DATA SHOWN
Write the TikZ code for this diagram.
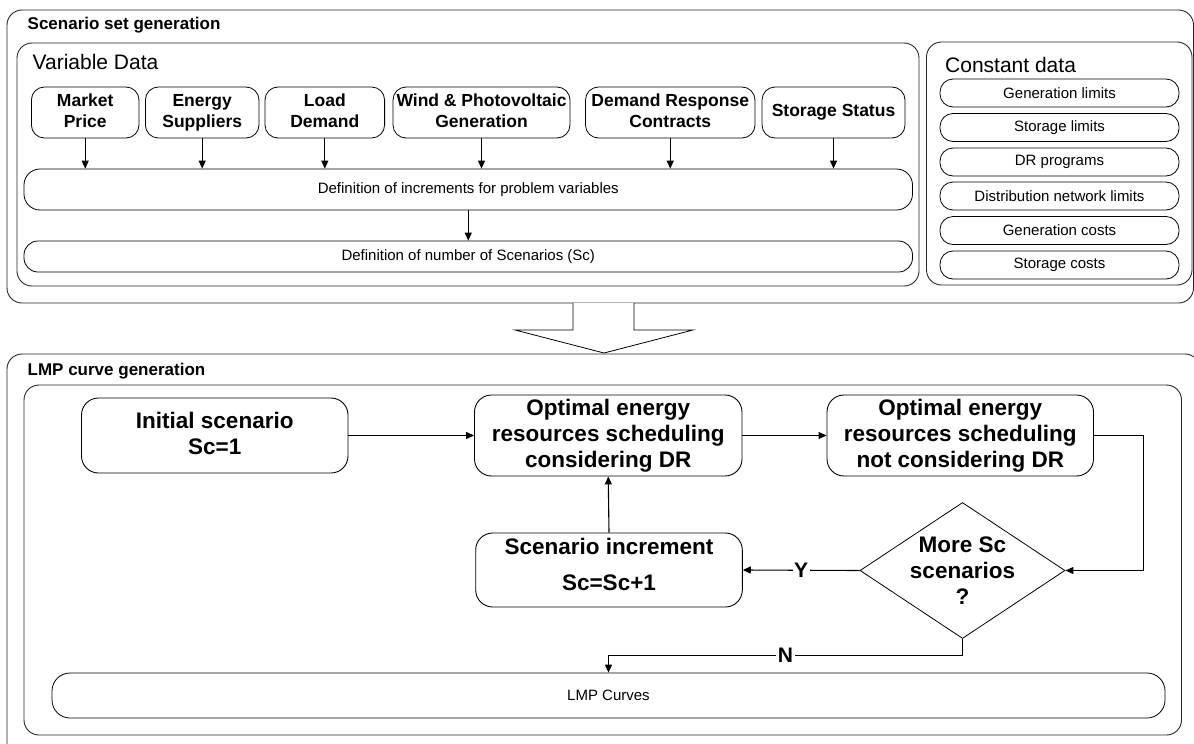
\documentclass[tikz,border=0pt]{standalone}
\usepackage{fontspec}
\setmainfont{Liberation Sans}
\usetikzlibrary{arrows.meta,shapes.geometric}

\begin{document}
\begin{tikzpicture}[x=1pt,y=-1pt,
  frame/.style={draw=black!85, line width=0.9pt, rounded corners=15pt, inner sep=0pt, outer sep=0pt},
  evenlines/.style={execute at begin node={\vphantom{Ag}}, execute at end node={\vphantom{Ag}}},
  varitem/.style={draw, line width=0.8pt, rounded corners=13pt, inner sep=0pt, align=center, evenlines,
                  font=\fontsize{17.5}{21}\selectfont\bfseries},
  widebox/.style={draw, line width=0.8pt, rounded corners=16pt, inner sep=0pt,
                  font=\fontsize{15}{18}\selectfont},
  constitem/.style={draw, line width=0.8pt, rounded corners=13pt, inner sep=0pt,
                  minimum width=239pt, minimum height=28pt, font=\fontsize{15}{18}\selectfont},
  flowbox/.style={draw, line width=0.9pt, rounded corners=17pt, inner sep=0pt, align=center, evenlines,
                  font=\fontsize{22.5}{26}\selectfont\bfseries},
  heading/.style={inner sep=0pt, anchor=base west},
  arr/.style={line width=1.1pt, -{Triangle[length=8pt,width=7pt]}},
  tag/.style={fill=white, inner sep=1.5pt, font=\fontsize{21}{24}\selectfont\bfseries}
]
\useasboundingbox (0,0) rectangle (1194,744);
\clip (0,0) rectangle (1194,744);

% ---------- Scenario set generation ----------
\node[frame, minimum width=1186.5pt, minimum height=293pt] (outerTop) at (600.25,156.5) {};
\node[heading, font=\fontsize{17}{20}\selectfont\bfseries] (titleTop) at (27.5,29.3) {Scenario set generation};

\node[frame, minimum width=902pt, minimum height=243pt] (varPanel) at (468,164.5) {};
\node[heading, font=\fontsize{21}{25}\selectfont] (varHead) at (32.5,69.5) {Variable Data};

\node[varitem, minimum width=107.6pt, minimum height=51pt] (mp) at (85.2,112.5) {Market\\Price};
\node[varitem, minimum width=113.6pt, minimum height=51pt] (es) at (202.2,112.5) {Energy\\Suppliers};
\node[varitem, minimum width=119.6pt, minimum height=51pt] (ld) at (324.8,112.5) {Load\\Demand};
\node[varitem, minimum width=177pt,   minimum height=51pt] (wp) at (481.5,112.5) {Wind \& Photovoltaic\\Generation};
\node[varitem, minimum width=169.5pt, minimum height=51pt] (dr) at (670.25,112.5) {Demand Response\\Contracts};
\node[varitem, minimum width=143pt,   minimum height=51pt] (ss) at (833.5,112.5) {Storage Status};

\node[widebox, minimum width=888.5pt, minimum height=41pt] (inc) at (468.25,189.5) {Definition of increments for problem variables};
\node[widebox, minimum width=888.5pt, minimum height=31pt, rounded corners=14pt] (nsc) at (468.25,256.5) {Definition of number of Scenarios (Sc)};

\foreach \n in {mp,es,ld,wp,dr,ss}
  \draw[arr] (\n.south) -- (\n.south |- inc.north);
\draw[arr] (inc.south) -- (nsc.north);

\node[frame, minimum width=265.5pt, minimum height=243pt] (constPanel) at (1059.25,163.5) {};
\node[heading, font=\fontsize{21}{25}\selectfont] (constHead) at (945,72) {Constant data};
\node[constitem] (c1) at (1059.5,93)    {Generation limits};
\node[constitem] (c2) at (1059.5,127.5) {Storage limits};
\node[constitem] (c3) at (1059.5,162)   {DR programs};
\node[constitem] (c4) at (1059.5,196)   {Distribution network limits};
\node[constitem] (c5) at (1059.5,230.5) {Generation costs};
\node[constitem] (c6) at (1059.5,265)   {Storage costs};

% hollow block arrow between the two stages
\draw[line width=0.8pt, fill=white] (573,303) -- (573,330) -- (515,330) -- (604,353)
  -- (693,330) -- (634,330) -- (634,303);

% ---------- LMP curve generation ----------
\node[frame, minimum width=1193pt, minimum height=406pt] (outerBot) at (603.5,557) {};
\node[heading, font=\fontsize{17}{20}\selectfont\bfseries] (titleBot) at (27.5,375) {LMP curve generation};
\node[frame, minimum width=1157.5pt, minimum height=350pt] (lmpPanel) at (602.75,560) {};

\node[flowbox, minimum width=266.5pt, minimum height=75pt] (init) at (214.75,435.5) {Initial scenario\\Sc=1};
\node[flowbox, minimum width=267.5pt, minimum height=81pt] (optdr) at (608.25,435.5) {Optimal energy\\resources scheduling\\considering DR};
\node[flowbox, minimum width=266.5pt, minimum height=81pt] (optno) at (960.25,435.5) {Optimal energy\\resources scheduling\\not considering DR};
\node[flowbox, minimum width=266.6pt, minimum height=74pt, text depth=12pt,
      font=\fontsize{22.5}{36}\selectfont\bfseries] (scinc) at (609,570) {Scenario increment\\Sc=Sc+1};

\node[diamond, draw, line width=0.8pt, minimum width=205pt, minimum height=136pt, inner sep=0pt] (dia) at (962.5,570.5) {};
\node[inner sep=0pt, align=center, font=\fontsize{22.5}{26}\selectfont\bfseries] (diaText) at (962.5,571) {More Sc\\scenarios\\?};

\node[widebox, minimum width=1113pt, minimum height=45pt, rounded corners=18pt] (lmp) at (608.5,695.5) {LMP Curves};

\coordinate (turnR) at (1143.5,570.5);
\coordinate (turnN) at (962.5,655.7);

\draw[arr] (init.east) -- (optdr.west);
\draw[arr] (optdr.east) -- (optno.west);
\draw[arr] (optno.east) -| (turnR) -- (dia.east);
\draw[arr] (dia.west) -- node[tag] (yLbl) {Y} (scinc.east);
\draw[arr] (scinc.north) -- (optdr.south);
\draw[arr] (dia.south) -- (turnN) -- node[tag] (nLbl) {N} (turnN -| lmp.north) -- (lmp.north);

\end{tikzpicture}
\end{document}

PROBLEM DETAILS
Return the whole listing, word for word, and leave out every picture.

TASK ANSWER
Write the TikZ code for this diagram.
\documentclass[tikz,border=0pt]{standalone}
\usepackage{fontspec}
\setmainfont{Liberation Sans}
\usetikzlibrary{arrows.meta,shapes.geometric}

\begin{document}
\begin{tikzpicture}[x=1pt,y=-1pt,
  frame/.style={draw=black!85, line width=0.9pt, rounded corners=15pt, inner sep=0pt, outer sep=0pt},
  evenlines/.style={execute at begin node={\vphantom{Ag}}, execute at end node={\vphantom{Ag}}},
  varitem/.style={draw, line width=0.8pt, rounded corners=13pt, inner sep=0pt, align=center, evenlines,
                  font=\fontsize{17.5}{21}\selectfont\bfseries},
  widebox/.style={draw, line width=0.8pt, rounded corners=16pt, inner sep=0pt,
                  font=\fontsize{15}{18}\selectfont},
  constitem/.style={draw, line width=0.8pt, rounded corners=13pt, inner sep=0pt,
                  minimum width=239pt, minimum height=28pt, font=\fontsize{15}{18}\selectfont},
  flowbox/.style={draw, line width=0.9pt, rounded corners=17pt, inner sep=0pt, align=center, evenlines,
                  font=\fontsize{22.5}{26}\selectfont\bfseries},
  heading/.style={inner sep=0pt, anchor=base west},
  arr/.style={line width=1.1pt, -{Triangle[length=8pt,width=7pt]}},
  tag/.style={fill=white, inner sep=1.5pt, font=\fontsize{21}{24}\selectfont\bfseries}
]
\useasboundingbox (0,0) rectangle (1194,744);
\clip (0,0) rectangle (1194,744);

% ---------- Scenario set generation ----------
\node[frame, minimum width=1186.5pt, minimum height=293pt] (outerTop) at (600.25,156.5) {};
\node[heading, font=\fontsize{17}{20}\selectfont\bfseries] (titleTop) at (27.5,29.3) {Scenario set generation};

\node[frame, minimum width=902pt, minimum height=243pt] (varPanel) at (468,164.5) {};
\node[heading, font=\fontsize{21}{25}\selectfont] (varHead) at (32.5,69.5) {Variable Data};

\node[varitem, minimum width=107.6pt, minimum height=51pt] (mp) at (85.2,112.5) {Market\\Price};
\node[varitem, minimum width=113.6pt, minimum height=51pt] (es) at (202.2,112.5) {Energy\\Suppliers};
\node[varitem, minimum width=119.6pt, minimum height=51pt] (ld) at (324.8,112.5) {Load\\Demand};
\node[varitem, minimum width=177pt,   minimum height=51pt] (wp) at (481.5,112.5) {Wind \& Photovoltaic\\Generation};
\node[varitem, minimum width=169.5pt, minimum height=51pt] (dr) at (670.25,112.5) {Demand Response\\Contracts};
\node[varitem, minimum width=143pt,   minimum height=51pt] (ss) at (833.5,112.5) {Storage Status};

\node[widebox, minimum width=888.5pt, minimum height=41pt] (inc) at (468.25,189.5) {Definition of increments for problem variables};
\node[widebox, minimum width=888.5pt, minimum height=31pt, rounded corners=14pt] (nsc) at (468.25,256.5) {Definition of number of Scenarios (Sc)};

\foreach \n in {mp,es,ld,wp,dr,ss}
  \draw[arr] (\n.south) -- (\n.south |- inc.north);
\draw[arr] (inc.south) -- (nsc.north);

\node[frame, minimum width=265.5pt, minimum height=243pt] (constPanel) at (1059.25,163.5) {};
\node[heading, font=\fontsize{21}{25}\selectfont] (constHead) at (945,72) {Constant data};
\node[constitem] (c1) at (1059.5,93)    {Generation limits};
\node[constitem] (c2) at (1059.5,127.5) {Storage limits};
\node[constitem] (c3) at (1059.5,162)   {DR programs};
\node[constitem] (c4) at (1059.5,196)   {Distribution network limits};
\node[constitem] (c5) at (1059.5,230.5) {Generation costs};
\node[constitem] (c6) at (1059.5,265)   {Storage costs};

% hollow block arrow between the two stages
\draw[line width=0.8pt, fill=white] (573,303) -- (573,330) -- (515,330) -- (604,353)
  -- (693,330) -- (634,330) -- (634,303);

% ---------- LMP curve generation ----------
\node[frame, minimum width=1193pt, minimum height=406pt] (outerBot) at (603.5,557) {};
\node[heading, font=\fontsize{17}{20}\selectfont\bfseries] (titleBot) at (27.5,375) {LMP curve generation};
\node[frame, minimum width=1157.5pt, minimum height=350pt] (lmpPanel) at (602.75,560) {};

\node[flowbox, minimum width=266.5pt, minimum height=75pt] (init) at (214.75,435.5) {Initial scenario\\Sc=1};
\node[flowbox, minimum width=267.5pt, minimum height=81pt] (optdr) at (608.25,435.5) {Optimal energy\\resources scheduling\\considering DR};
\node[flowbox, minimum width=266.5pt, minimum height=81pt] (optno) at (960.25,435.5) {Optimal energy\\resources scheduling\\not considering DR};
\node[flowbox, minimum width=266.6pt, minimum height=74pt, text depth=12pt,
      font=\fontsize{22.5}{36}\selectfont\bfseries] (scinc) at (609,570) {Scenario increment\\Sc=Sc+1};

\node[diamond, draw, line width=0.8pt, minimum width=205pt, minimum height=136pt, inner sep=0pt] (dia) at (962.5,570.5) {};
\node[inner sep=0pt, align=center, font=\fontsize{22.5}{26}\selectfont\bfseries] (diaText) at (962.5,571) {More Sc\\scenarios\\?};

\node[widebox, minimum width=1113pt, minimum height=45pt, rounded corners=18pt] (lmp) at (608.5,695.5) {LMP Curves};

\coordinate (turnR) at (1143.5,570.5);
\coordinate (turnN) at (962.5,655.7);

\draw[arr] (init.east) -- (optdr.west);
\draw[arr] (optdr.east) -- (optno.west);
\draw[arr] (optno.east) -| (turnR) -- (dia.east);
\draw[arr] (dia.west) -- node[tag] (yLbl) {Y} (scinc.east);
\draw[arr] (scinc.north) -- (optdr.south);
\draw[arr] (dia.south) -- (turnN) -- node[tag] (nLbl) {N} (turnN -| lmp.north) -- (lmp.north);

\end{tikzpicture}
\end{document}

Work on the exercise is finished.